ALL THE SAD YOUNG MEN by F. Scott Fitzgerald. Charles Scribner's Sons. New York 1926. $2.00

By R. K. Lamb .

WHEN the artist must eat, and at the very best night clubs, art flies out the window. F. Scott Fitzgerald has decided to live well and write too. This is forgiveable and understandable in a young man of means. But when his writings maintain him in the style to which he is unaccustomed it take a good deal of writing for the Red Book to keep the purse at the proper bulge.

His latest book of short stories is handpicked from All the Sad Young Men, his accumulated magazine work of months. And it is only the cream from skimmed milk. Fitzgerald is safe, at least for a while. Reviewers will pardon him a last youthful indiscretion or two now that he has shown himself on the verge of his long expected maturity by the writing of "The Great Gatsby", But it is that he cannot have praise without strings tied to it for the writing of "All the Sad Young Men."

This, his third book of short stories, shows more diversity of subject and treatment than any previous work of his. To say this is not wholly to praise it. It is as if he had given us examples in "All the Sad Young Men" of the many types of short stories he has written since his last publication. "Step up," Fitzgerald seems to cry. "Something for everybody. We aim to please. Flappers and philosophers, you'll find something here you'll like if only you'll look far enough."

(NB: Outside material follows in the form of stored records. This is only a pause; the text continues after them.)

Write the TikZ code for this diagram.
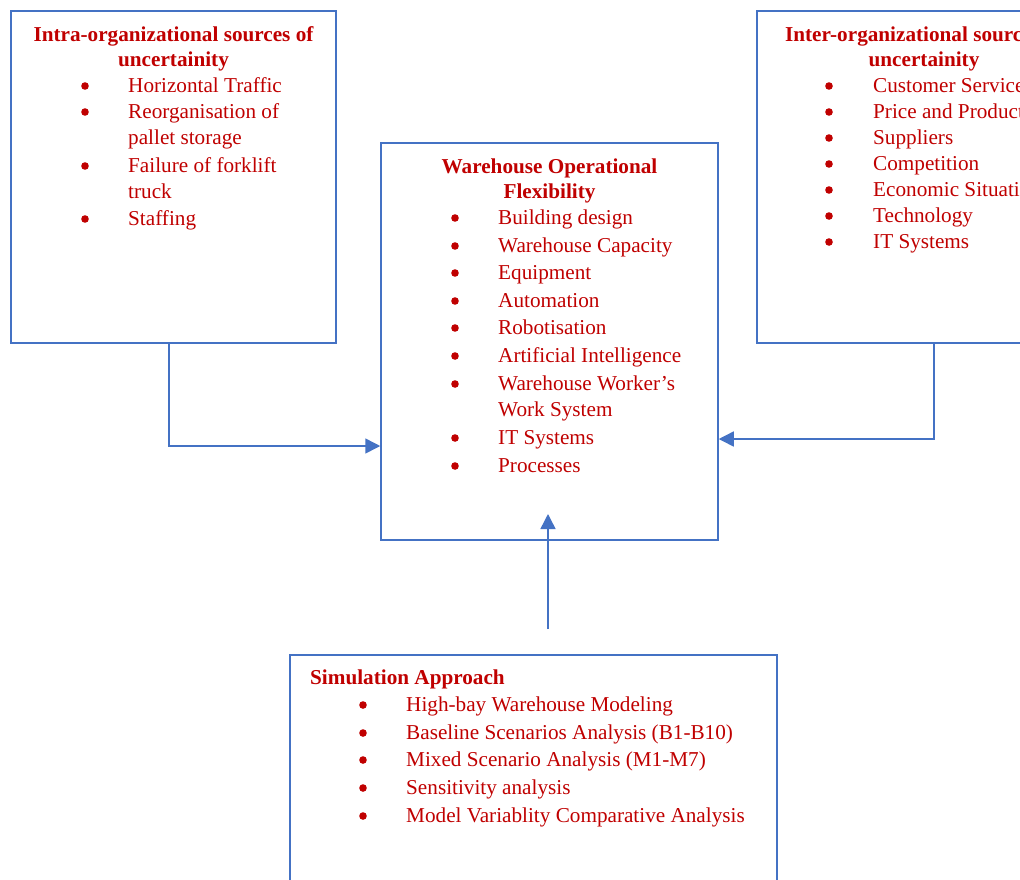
\documentclass[tikz,border=0pt]{standalone}
\usepackage{fontspec}
\setmainfont{Liberation Serif}
\usetikzlibrary{arrows.meta}
\definecolor{txtred}{HTML}{C00000}
\definecolor{lineblue}{HTML}{4472C4}
\tikzset{
  x=1pt, y=-1pt,
  box/.style={draw=lineblue, line width=1.5pt, inner sep=0pt},
  item/.style={anchor=base west, inner sep=0pt, text=txtred, font=\fontsize{21.2}{26}\selectfont},
  ttl/.style={anchor=base, inner sep=0pt, text=txtred, font=\fontsize{21.2}{26}\selectfont\bfseries},
  ttlw/.style={anchor=base west, inner sep=0pt, text=txtred, font=\fontsize{21.2}{26}\selectfont\bfseries},
  dot/.style={fill=txtred},
  arr/.style={draw=lineblue, line width=1.5pt, -{Triangle[length=15pt,width=15pt]}}
}
\begin{document}
\begin{tikzpicture}
\useasboundingbox (0,0) rectangle (1020,879);
\clip (0,0) rectangle (1020,879);
\fill[white] (0,0) rectangle (1020,879);
% boxes
\node[box, minimum width=325pt, minimum height=332pt] (intra) at (173.5,177) {};
\node[box, minimum width=337pt, minimum height=397pt] (wof) at (549.5,341.5) {};
\node[box, minimum width=334pt, minimum height=332pt] (inter) at (924,177) {};
\node[box, minimum width=487pt, minimum height=260pt] (sim) at (533.5,785) {};
% left box text
\node[ttl] (t1a) at (173.5,41) {Intra-organizational sources of};
\node[ttl] (t1b) at (173.5,66) {uncertainity};
\foreach \y/\t [count=\i] in {92/Horizontal Traffic,118/Reorganisation of,144/pallet storage,172/Failure of forklift,198/truck,225/Staffing}{
  \node[item] (l\i) at (128,\y) {\t};
}
\foreach \y in {86,112,166,219}{\fill[dot] (85,\y) circle (3.8);}
% center box text
\node[ttl] (t2a) at (549.5,173) {Warehouse Operational};
\node[ttl] (t2b) at (549.5,198) {Flexibility};
\foreach \y/\t [count=\i] in {224/Building design,252/Warehouse Capacity,279/Equipment,307/Automation,334/Robotisation,362/Artificial Intelligence,390/Warehouse Worker’s,416/Work System,444/IT Systems,472/Processes}{
  \node[item] (c\i) at (498,\y) {\t};
}
\foreach \y in {218,246,273,301,328,356,384,438,466}{\fill[dot] (455,\y) circle (3.8);}
% right box text
\node[ttl] (t3a) at (924,41) {Inter-organizational sources of};
\node[ttl] (t3b) at (924,66) {uncertainity};
\foreach \y/\t [count=\i] in {92/Customer Service,118/Price and Product,144/Suppliers,170/Competition,196/Economic Situation,222/Technology,248/IT Systems}{
  \node[item] (r\i) at (873,\y) {\t};
}
\foreach \y in {86,112,138,164,190,216,242}{\fill[dot] (829,\y) circle (3.8);}
% bottom box text
\node[ttlw] (t4) at (310,684) {Simulation Approach};
\foreach \y/\t [count=\i] in {711/High-bay Warehouse Modeling,739/Baseline Scenarios Analysis (B1-B10),766/Mixed Scenario Analysis (M1-M7),794/Sensitivity analysis,822/Model Variablity Comparative Analysis}{
  \node[item] (s\i) at (406,\y) {\t};
}
\foreach \y in {705,733,760,788,816}{\fill[dot] (363,\y) circle (3.8);}
% connectors
\draw[arr] ([xshift=-4.5pt]intra.south) |- ([yshift=-104.5pt]wof.west);
\draw[arr] ([xshift=10pt]inter.south) |- ([yshift=-97.5pt]wof.east);
\coordinate (simtop) at (548,629);
\coordinate (woftip) at (548,514);
\draw[arr] (simtop) -- (woftip);
\end{tikzpicture}
\end{document}
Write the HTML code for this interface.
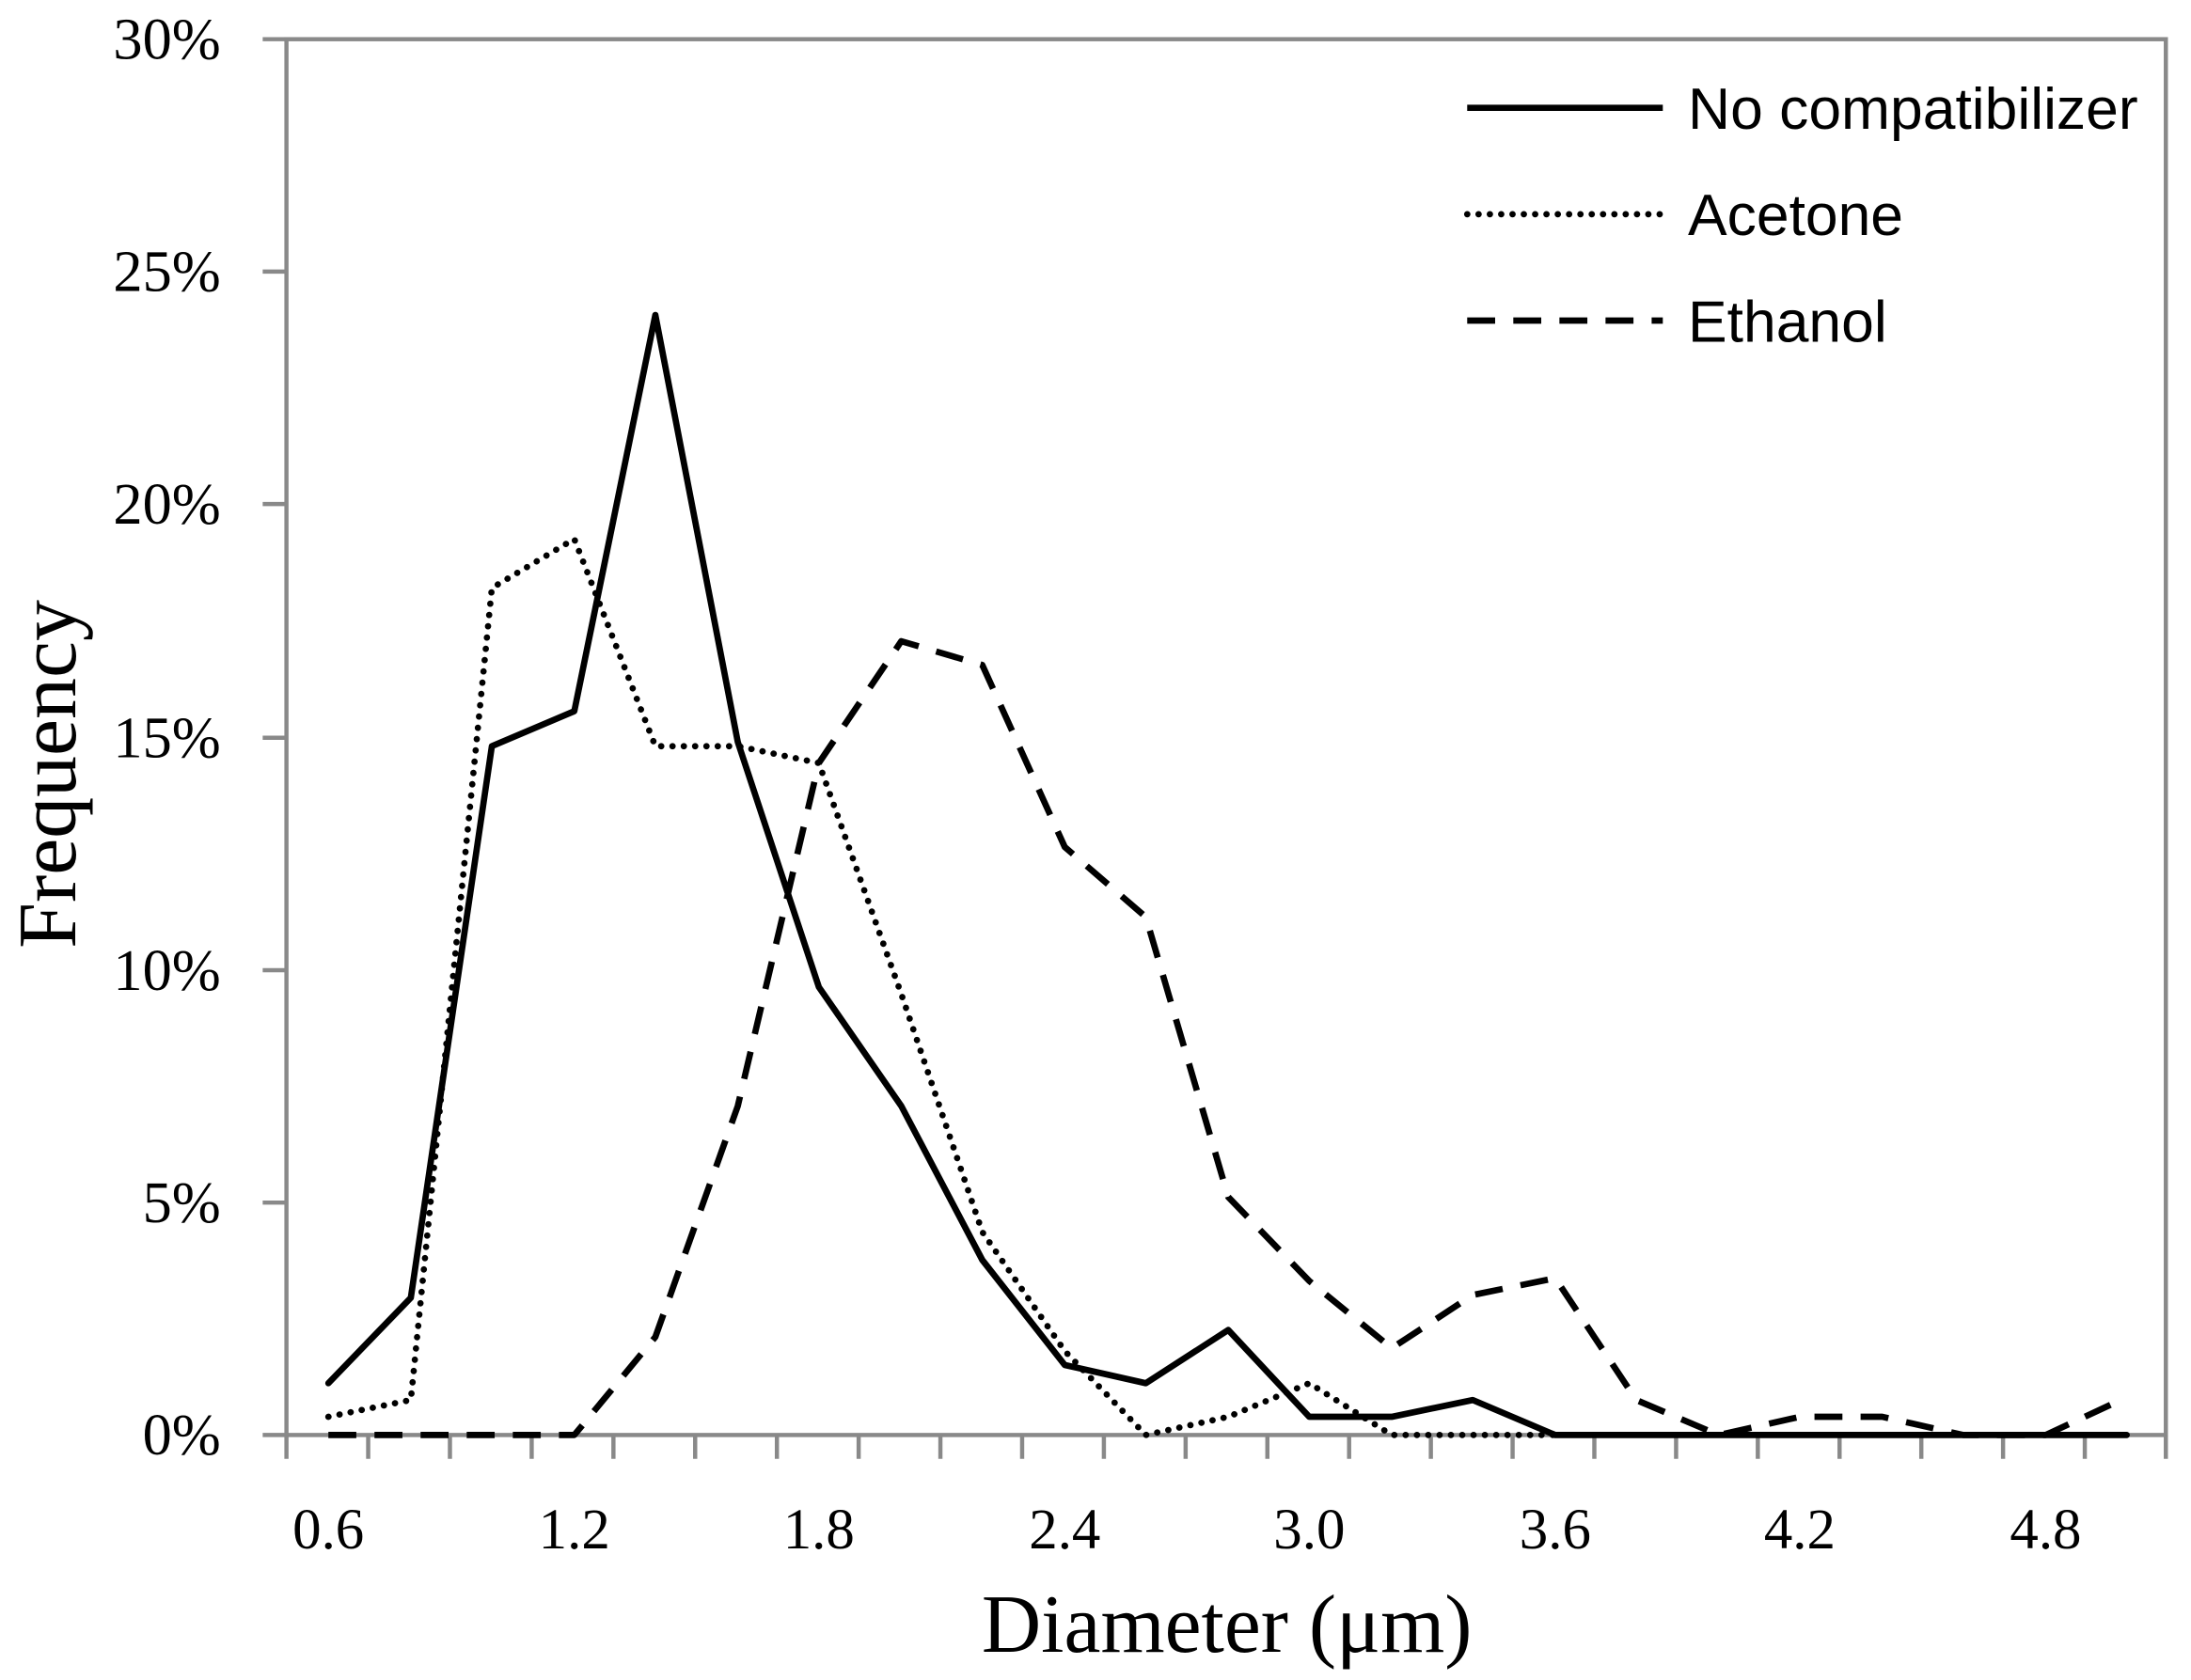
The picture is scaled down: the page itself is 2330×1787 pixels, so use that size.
<!DOCTYPE html>
<html><head><meta charset="utf-8"><style>html,body{margin:0;padding:0;background:#fff}svg{display:block}</style></head>
<body>
<svg width="2330" height="1787" viewBox="0 0 1568 1200" preserveAspectRatio="none" xmlns="http://www.w3.org/2000/svg">
<rect width="1568" height="1200" fill="#fff"/>
<g stroke="#898989" stroke-width="3" fill="none">
<rect x="205" y="28" width="1345" height="997"/>
<path d="M188 28H205M188 194H205M188 360H205M188 527H205M188 693H205M188 859H205M188 1025H205"/>
<path d="M205 1025V1042M263.5 1025V1042M322 1025V1042M380.5 1025V1042M439 1025V1042M497.5 1025V1042M556 1025V1042M614.5 1025V1042M673 1025V1042M731.5 1025V1042M790 1025V1042M848.5 1025V1042M907 1025V1042M965.5 1025V1042M1024 1025V1042M1082.5 1025V1042M1141 1025V1042M1199.5 1025V1042M1258 1025V1042M1316.5 1025V1042M1375 1025V1042M1433.5 1025V1042M1492 1025V1042M1550 1025V1042"/>
</g>
<g font-family="Liberation Serif, serif" font-size="42" fill="#000" text-anchor="end">
<text x="158" y="42">30%</text><text x="158" y="208">25%</text><text x="158" y="374">20%</text><text x="158" y="541">15%</text><text x="158" y="707">10%</text><text x="158" y="873">5%</text><text x="158" y="1039">0%</text>
</g>
<g font-family="Liberation Serif, serif" font-size="41" fill="#000" text-anchor="middle">
<text x="235" y="1106">0.6</text><text x="411" y="1106">1.2</text><text x="586" y="1106">1.8</text><text x="762" y="1106">2.4</text><text x="937" y="1106">3.0</text><text x="1113" y="1106">3.6</text><text x="1288" y="1106">4.2</text><text x="1464" y="1106">4.8</text>
</g>
<text x="878" y="1180" font-family="Liberation Serif, serif" font-size="59" text-anchor="middle">Diameter (μm)</text>
<text transform="translate(54 553) rotate(-90)" font-family="Liberation Serif, serif" font-size="59" text-anchor="middle">Frequency</text>
<g fill="none" stroke="#000" stroke-width="4.5" stroke-linejoin="round">
<polyline stroke-dasharray="20 13" points="235,1025 294,1025 352,1025 411,1025 469,955 528,790 586,545 645,458 703,475 762,605 820,655 879,855 937,915 996,963 1054,925 1113,913 1171,1000 1230,1025 1288,1012 1347,1012 1405,1025 1464,1025 1522,998"/>
<polyline stroke-dasharray="0.1 8" stroke-linecap="round" points="235,1012 294,1000 352,420 411,385 469,533 528,533 586,545 645,710 703,880 762,965 820,1025 879,1012 937,988 996,1025 1054,1025 1113,1025"/>
<polyline stroke-linecap="round" points="235,988 294,927 352,533 411,508 469,225 528,530 586,705 645,790 703,900 762,975 820,988 879,950 937,1012 996,1012 1054,1000 1113,1025 1171,1025 1230,1025 1288,1025 1347,1025 1405,1025 1464,1025 1522,1025"/>
<line x1="1050" y1="77" x2="1190" y2="77"/>
<line x1="1050" y1="153" x2="1190" y2="153" stroke-dasharray="0.1 8" stroke-linecap="round"/>
<line x1="1050" y1="229" x2="1190" y2="229" stroke-dasharray="20 13"/>
</g>
<g font-family="Liberation Sans, sans-serif" font-size="42" fill="#000">
<text x="1208" y="92">No compatibilizer</text><text x="1208" y="168">Acetone</text><text x="1208" y="244">Ethanol</text>
</g>
</svg>
</body></html>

In the old hotsy-totsy style there is the fantasy. "Rags Martin-Jones." full of the unbelievable tosh of which Fitzgerald was master. But there is something new, something un-Fitzgeraldian, which has an aroma of Sherwood Anderson. All the other stories in the book have it, now faint and thin, now strong and assailing. Perhap it is unfair to shout "Sherwood Anderson!" It may be that this is what happens to all young men who grow serious before they have grown truly wise. And so it may be that this is merely a phase in the growing-up process of which "The Great Gatsby" was a herald.

In "Absolution" there is a Catholic mysticism not wholly new to Fitzgerald but handled with a new power and a directness which scarcely falters until the end when it seems to become too much for the author and goes off into mumblings. Throughout there is the figure of Anderson looming up, omnipresent and brooding.

One of the most talked about stories in the book, and from the point of view of anyone but an undergraduate, inexcusably talked about, is "The Rich Boy." It is not consummately done. There is much extraneous matter and unsureness of touch. But for the college man there is a direct appeal. All of us may some day be, certainly a number of our classmates will be, just such men-about town as The Rich Boy. Into the bond game or the banking game they go by the score and as the years roll by and find them unmarried and greying at the temples their friends settle down and there is no one to play around with. There is The City and The Street and for some high days The College. But all these pall and there is nothing else, but work, and women, about which subject The Rich Boy knows too much ever to be able to know anything.

So, too, Fitzgerald will go on, writing about people, about whom he knows too much, too much that will sell quickly to the popular magazines, ever to be able to settle down, to take the bumps with the best of them. Fitzgerald is The Rich Boy of literature for whom his mistress Money must die that he may be born again.